Martine Solovieff et Elisabeth Margue sont d’accord sur la nécessité de recruter plus de personnel de justice. (Photo: Marc Fassone)

Martine Solovieff et Elisabeth Margue sont d’accord sur la nécessité de recruter plus de personnel de justice. (Photo: Marc Fassone)

À l’occasion de la cérémonie des vœux de Nouvel An de la Justice, la procureure générale d’État, Martine Solovieff, a de nouveau tiré la sonnette d’alarme: la justice au Luxembourg ne suit plus. Elle a plaidé pour obtenir davantage de moyens humains et pour une réforme des procédures, jugées trop déséquilibrées en faveur de la défense.

La difficulté que la justice rencontre à faire face à l’accumulation des dossiers n’est pas un problème propre au Luxembourg, souligne la procureure générale d’État, . Ce problème touche aussi les pays voisins: France, Belgique et Allemagne. Ses racines? «La criminalité augmente, provoquant une hausse du nombre de dossiers à traiter. Des dossiers qui deviennent de plus en plus techniques et qui nécessitent des compétences de plus en plus particulières. Et je constate cela depuis que je suis entrée dans la législature.» Circonstance aggravante, comme pourrait le dire un pénaliste: le Luxembourg, de par son exiguïté, est tributaire de l’entraide judiciaire internationale. «Une entraide qui fonctionne assez bien avec les autres pays de l’Union européenne, mais dès lors qu’il faut traiter avec un État extra-européen, cela devient plus difficile – et plus long – voire impossible.»

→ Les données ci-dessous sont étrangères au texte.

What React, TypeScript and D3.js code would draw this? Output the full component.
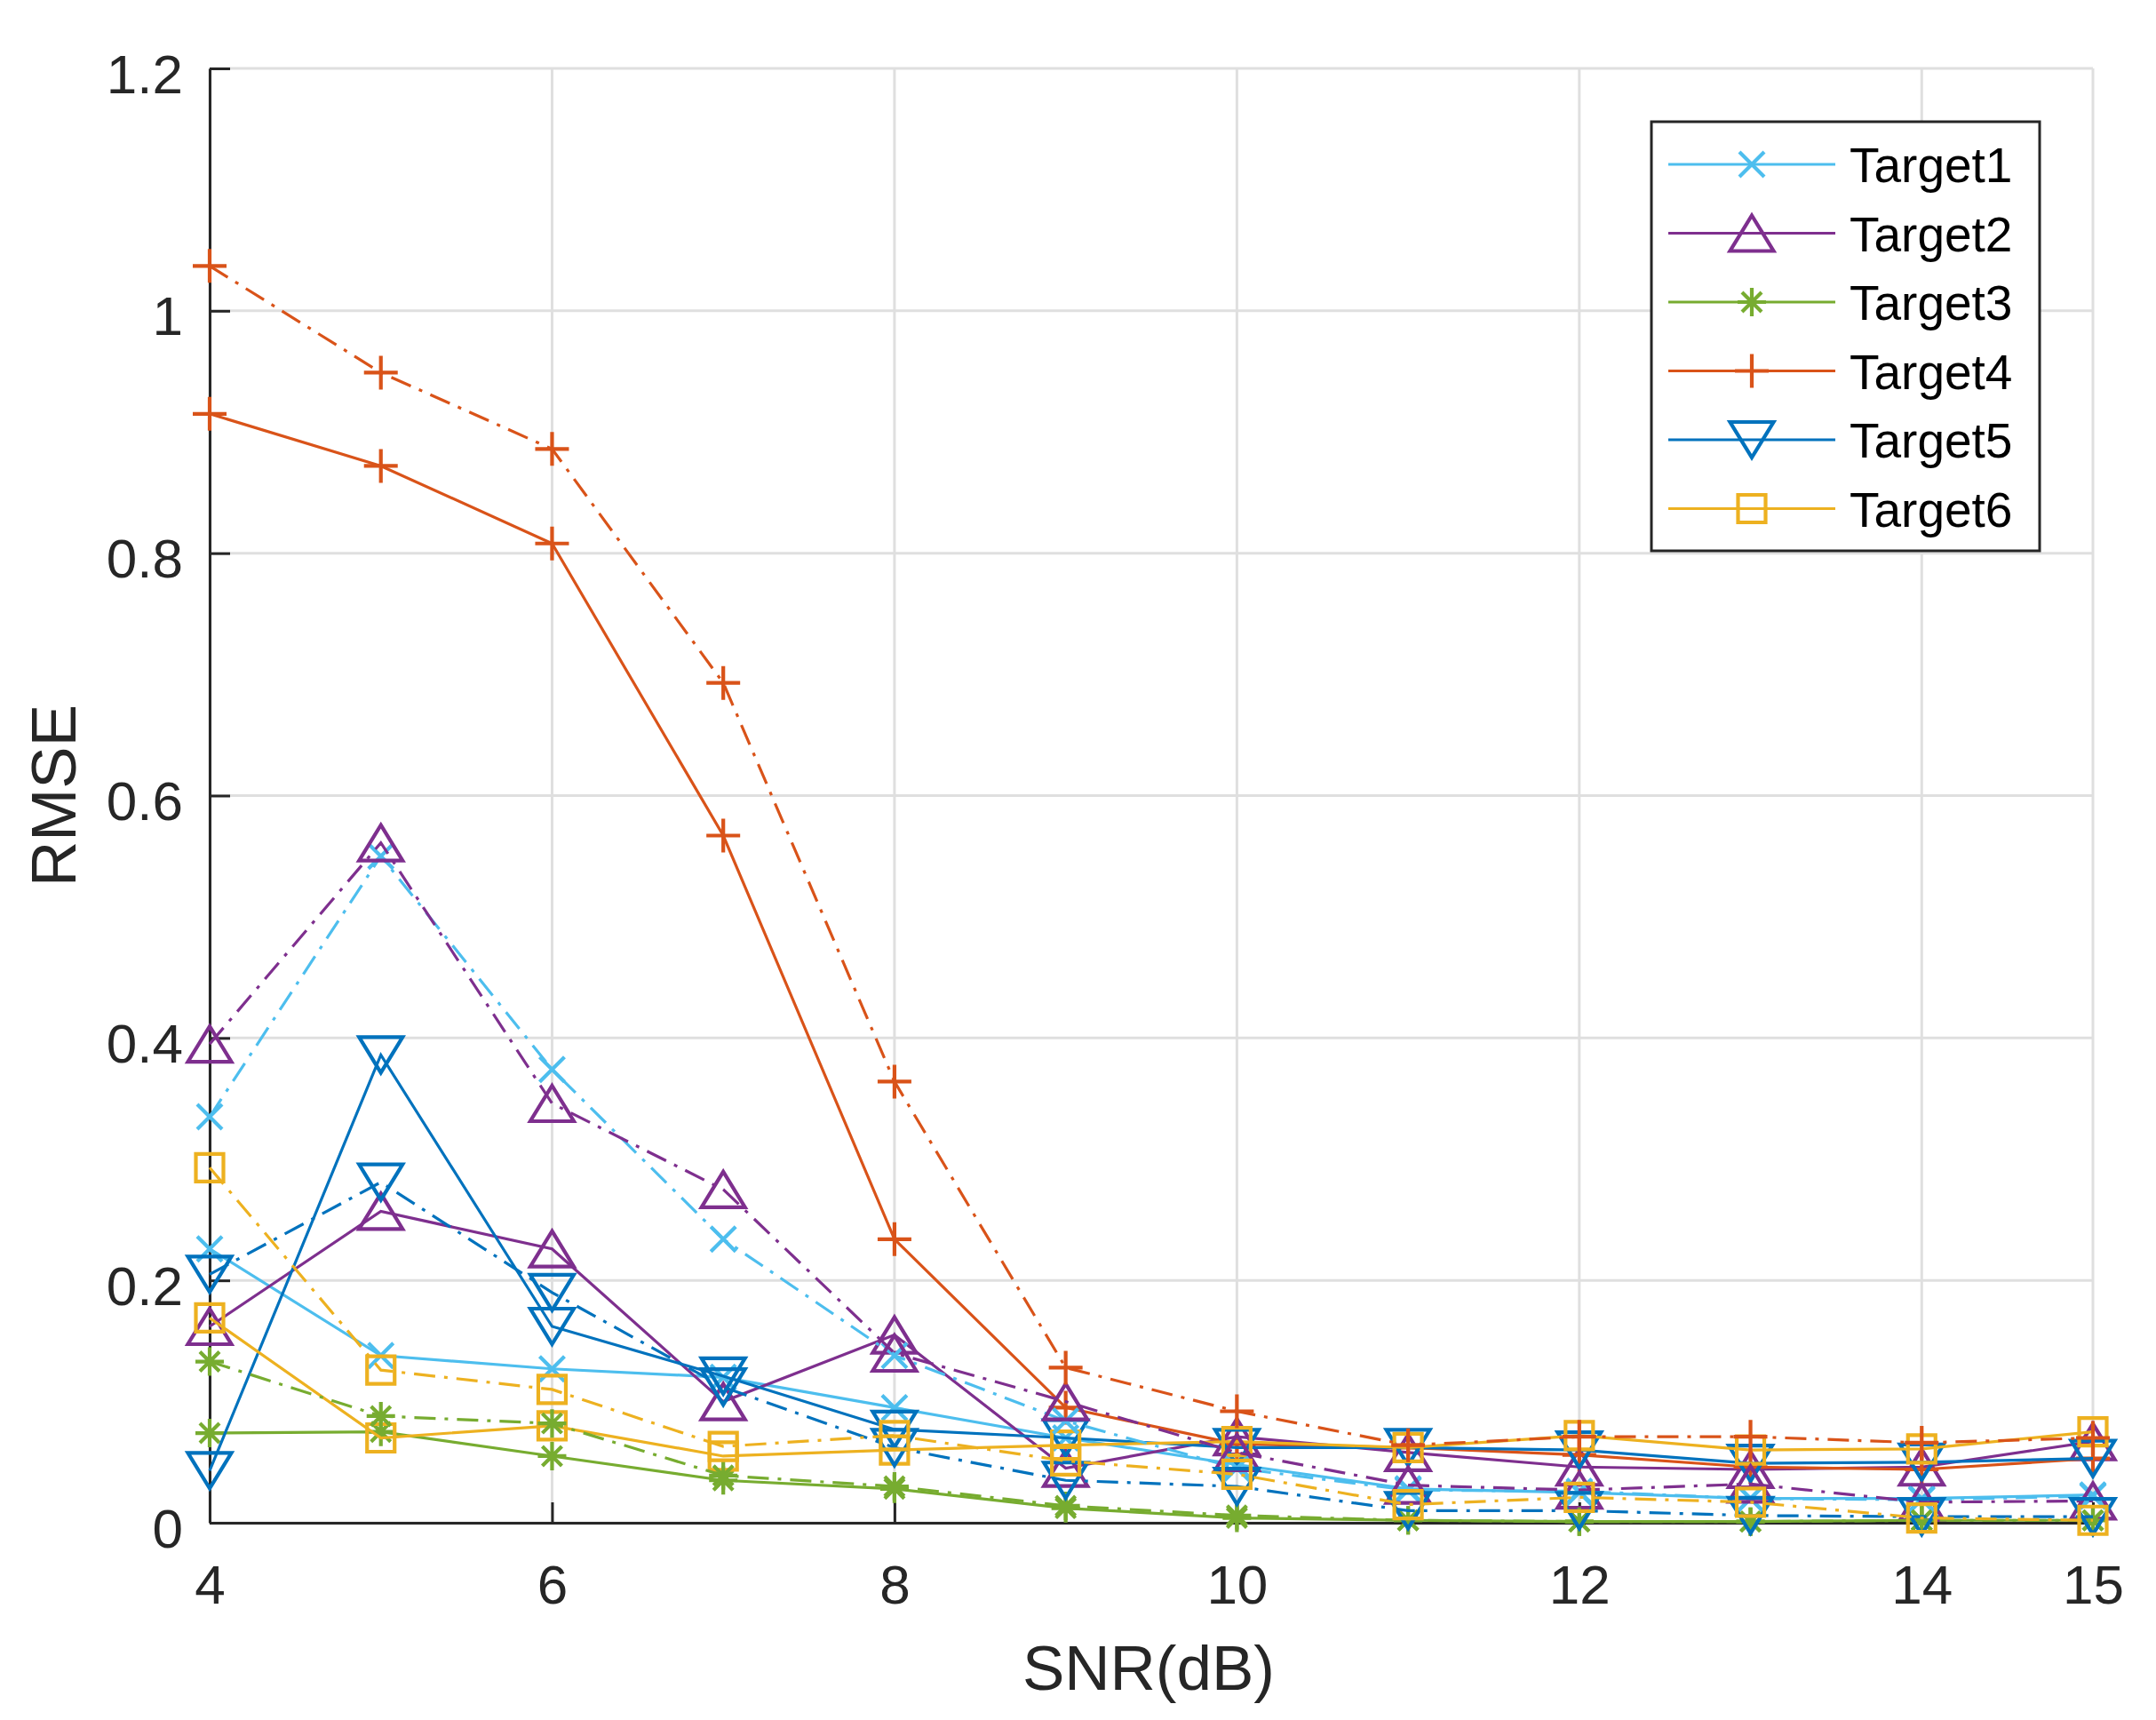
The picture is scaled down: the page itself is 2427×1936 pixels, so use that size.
import * as d3 from 'd3'
import { useEffect, useRef } from 'react'

const snr = [4, 5, 6, 7, 8, 9, 10, 11, 12, 13, 14, 15]
const xTicks = [4, 6, 8, 10, 12, 14, 15]
const yTicks = [0, 0.2, 0.4, 0.6, 0.8, 1, 1.2]

const target1Solid = [0.226, 0.138, 0.127, 0.12, 0.095, 0.07, 0.048, 0.028, 0.025, 0.02, 0.02, 0.023]
const target1Dash = [0.335, 0.55, 0.374, 0.234, 0.138, 0.084, 0.045, 0.027, 0.026, 0.02, 0.019, 0.022]
const target2Solid = [0.162, 0.257, 0.226, 0.1, 0.155, 0.045, 0.071, 0.058, 0.046, 0.044, 0.046, 0.067]
const target2Dash = [0.395, 0.561, 0.346, 0.275, 0.14, 0.1, 0.058, 0.031, 0.027, 0.032, 0.017, 0.018]
const target3Solid = [0.074, 0.075, 0.055, 0.035, 0.028, 0.012, 0.004, 0.002, 0.001, 0.001, 0.002, 0.002]
const target3Dash = [0.133, 0.088, 0.082, 0.039, 0.03, 0.014, 0.006, 0.002, 0.001, 0.001, 0.002, 0.002]
const target4Solid = [0.915, 0.872, 0.808, 0.567, 0.234, 0.095, 0.065, 0.062, 0.056, 0.046, 0.044, 0.053]
const target4Dash = [1.037, 0.949, 0.886, 0.693, 0.364, 0.128, 0.092, 0.064, 0.071, 0.071, 0.066, 0.07]
const target5Solid = [0.043, 0.386, 0.162, 0.121, 0.077, 0.07, 0.062, 0.062, 0.06, 0.049, 0.05, 0.053]
const target5Dash = [0.205, 0.281, 0.19, 0.112, 0.062, 0.035, 0.03, 0.01, 0.01, 0.006, 0.005, 0.005]
const target6Solid = [0.169, 0.07, 0.08, 0.055, 0.06, 0.064, 0.067, 0.062, 0.072, 0.06, 0.061, 0.075]
const target6Dash = [0.293, 0.126, 0.11, 0.063, 0.072, 0.051, 0.04, 0.015, 0.021, 0.017, 0.004, 0.002]

const names = ['Target1', 'Target2', 'Target3', 'Target4', 'Target5', 'Target6']
const colors = ['#4DBEEE', '#7E2F8E', '#77AC30', '#D95319', '#0072BD', '#EDB120']
const markers = ['x', 'tri-up', 'star', 'plus', 'tri-down', 'square']
const solidSeries = [target1Solid, target2Solid, target3Solid, target4Solid, target5Solid, target6Solid]
const dashSeries = [target1Dash, target2Dash, target3Dash, target4Dash, target5Dash, target6Dash]

const W = 2427
const H = 1936
const FONT = 'Arial, "Liberation Sans", Helvetica, sans-serif'

function markerPath(kind: string) {
  switch (kind) {
    case 'x':
      return 'M-14,-14L14,14M-14,14L14,-14'
    case 'plus':
      return 'M-19,0H19M0,-19V19'
    case 'star':
      return 'M-16,0H16M0,-16V16M-11,-11L11,11M-11,11L11,-11'
    case 'tri-up':
      return 'M0,-20L24.5,20L-24.5,20Z'
    case 'tri-down':
      return 'M0,20L24.5,-20L-24.5,-20Z'
    default:
      return 'M-15.5,-15.5H15.5V15.5H-15.5Z'
  }
}

export default function App() {
  const ref = useRef<SVGSVGElement | null>(null)

  useEffect(() => {
    if (!ref.current) return
    const svg = d3.select(ref.current)
    svg.selectAll('*').remove()

    const margin = { left: 236, right: W - 2356, top: 77, bottom: H - 1714 }

    const x = d3.scaleLinear().domain([4, 15]).range([margin.left, W - margin.right])
    const y = d3.scaleLinear().domain([0, 1.2]).range([H - margin.bottom, margin.top])

    svg.append('rect').attr('width', W).attr('height', H).attr('fill', '#fff')

    // grid
    const grid = svg.append('g').attr('stroke', '#dfdfdf').attr('stroke-width', 3)
    xTicks.forEach(t => {
      grid.append('line')
        .attr('x1', x(t)).attr('x2', x(t))
        .attr('y1', y(0)).attr('y2', y(1.2))
    })
    yTicks.forEach(t => {
      grid.append('line')
        .attr('x1', x(4)).attr('x2', x(15))
        .attr('y1', y(t)).attr('y2', y(t))
    })

    // axes
    const axisColor = '#262626'
    const xAxis = svg.append('g')
      .attr('transform', `translate(0,${y(0)})`)
      .call(d3.axisBottom(x).tickValues(xTicks).tickSize(-23).tickSizeOuter(0).tickPadding(68))
    const yAxis = svg.append('g')
      .attr('transform', `translate(${x(4)},0)`)
      .call(d3.axisLeft(y).tickValues(yTicks).tickSize(-23).tickSizeOuter(0).tickPadding(30)
        .tickFormat(d => d3.format('~g')(d as number)))
    ;[xAxis, yAxis].forEach(g => {
      g.attr('font-family', FONT)
      g.select('.domain').attr('stroke', axisColor).attr('stroke-width', 3)
      g.selectAll('.tick line').attr('stroke', axisColor).attr('stroke-width', 3)
      g.selectAll('.tick text')
        .attr('fill', axisColor)
        .attr('font-family', FONT)
        .attr('font-size', 62)
    })
    xAxis.selectAll('.tick text').attr('dy', null).attr('y', 91)
    yAxis.selectAll('.tick text').attr('dy', 27)

    // axis labels
    svg.append('text')
      .attr('x', (x(4) + x(15)) / 2 - 3)
      .attr('y', 1902)
      .attr('text-anchor', 'middle')
      .attr('font-family', FONT)
      .attr('font-size', 71)
      .attr('fill', axisColor)
      .text('SNR(dB)')
    svg.append('text')
      .attr('transform', `translate(85,${(y(0) + y(1.2)) / 2}) rotate(-90)`)
      .attr('text-anchor', 'middle')
      .attr('font-family', FONT)
      .attr('font-size', 71)
      .attr('fill', axisColor)
      .text('RMSE')

    const line = d3.line<number>()
      .x((_, i) => x(snr[i]))
      .y(d => y(d))

    const drawSeries = (values: number[], k: number, dashed: boolean) => {
      const g = svg.append('g')
      g.append('path')
        .datum(values)
        .attr('fill', 'none')
        .attr('stroke', colors[k])
        .attr('stroke-width', 3.2)
        .attr('stroke-dasharray', dashed ? '24 10 4 10' : null)
        .attr('d', line)
      g.selectAll('path.m')
        .data(values)
        .join('path')
        .attr('class', 'm')
        .attr('transform', (d, i) => `translate(${x(snr[i])},${y(d)})`)
        .attr('d', markerPath(markers[k]))
        .attr('fill', 'none')
        .attr('stroke', colors[k])
        .attr('stroke-width', 4.2)
    }

    solidSeries.forEach((s, k) => drawSeries(s, k, false))
    dashSeries.forEach((s, k) => drawSeries(s, k, true))

    // legend
    const lg = svg.append('g')
    lg.append('rect')
      .attr('x', 1859).attr('y', 137)
      .attr('width', 437).attr('height', 483)
      .attr('fill', '#fff')
      .attr('stroke', axisColor)
      .attr('stroke-width', 3)
    names.forEach((name, k) => {
      const cy = 185 + k * 77.5
      lg.append('line')
        .attr('x1', 1878).attr('x2', 2066)
        .attr('y1', cy).attr('y2', cy)
        .attr('stroke', colors[k]).attr('stroke-width', 3.2)
      lg.append('path')
        .attr('transform', `translate(1972,${cy})`)
        .attr('d', markerPath(markers[k]))
        .attr('fill', 'none')
        .attr('stroke', colors[k])
        .attr('stroke-width', 4.2)
      lg.append('text')
        .attr('x', 2082)
        .attr('y', cy + 20)
        .attr('font-family', FONT)
        .attr('font-size', 55)
        .attr('fill', '#000')
        .text(name)
    })
  }, [])

  return (
    <svg
      ref={ref}
      width={W}
      height={H}
      style={{ position: 'absolute', left: 0, top: 0 }}
    />
  )
}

Et si elle estime que les résidents ont toujours confiance dans la justice, elle pense que l’allongement des durées de procédure pose un problème de fond qu’il faut traiter sans tarder.

Des moyens humains rares

Une première solution au problème serait d’augmenter les moyens humains. Mais pour ce qui est du recrutement, Martine Solovieff souligne deux problèmes. Le premier, qualifié de «majeur», est celui qui restreint l’accès aux carrières de la magistrature aux seuls nationaux luxembourgeois. Chaque année, précise-t-elle, une centaine de candidats suivent les cours complémentaires de droit luxembourgeois (CCDL), une étape obligatoire pour accéder aux carrières de la justice. Toutes les carrières: avocats et magistrats. Et c’est le second souci: «Sur ces cent personnes, quarante vont au bout. Et tous ne manifestent pas d’intérêt pour la carrière de magistrat.»

Entre le secteur privé et la concurrence entre les ministères, les postes ont du mal à être pourvus. Quant à la question de savoir s’il faut ouvrir ces carrières aux non-Luxembourgeois, le procureur renvoie la décision aux politiques.

Elle plaide également pour un assouplissement des conditions d’intégration à la magistrature, notamment en ce qui concerne l’expérience requise. Le recrutement par examen nécessite une année d’expérience chez un avocat ou un notaire, et le recrutement sur dossier demande cinq années d’expérience. Selon elle, il faudrait alléger ces conditions pour permettre le recrutement de juristes exerçant dans d’autres ministères, dans le secteur communal ou dans le privé.

Elle compte beaucoup sur le projet de loi déposé par la ministre de la Justice, Elisabeth Margue. «Il faut aller vite sur ce dossier», insiste-t-elle.

Le levier procédural

Un autre levier sur lequel agir pour améliorer la situation serait de se pencher sur les procédures judiciaires. S’il n’est pas question pour elle de revenir sur les droits de la défense, droits qui ont été renforcés ces dernières années, elle relève que, d’un autre côté, le parquet et les autorités judiciaires n’ont pas bénéficié de moyens supplémentaires pour mener à bien les instructions. «Toutes les procédures doivent être revues, surtout la procédure pénale.»

Depuis 2018, les personnes poursuivies ont accès au dossier d’instruction, permettant de multiplier les recours contre les actes d’instruction, prolongeant ainsi les procédures. «Il est impératif de réformer à ce niveau.»

La ministre de la Justice, Elisabeth Margue, a tenté de rassurer ses interlocuteurs. Elle a réaffirmé la volonté du gouvernement de donner plus de moyens humains aux magistrats, de trouver de nouveaux locaux – elle confirme la volonté de créer une nouvelle Cité judiciaire – et d’accélérer la digitalisation de la Justice.

Martine Solovieff partant en pension ce 1er février, ce sera à son successeur, John Petry, actuel procureur général d’État adjoint, de dire l’an prochain si les engagements du gouvernement auront porté leurs fruits.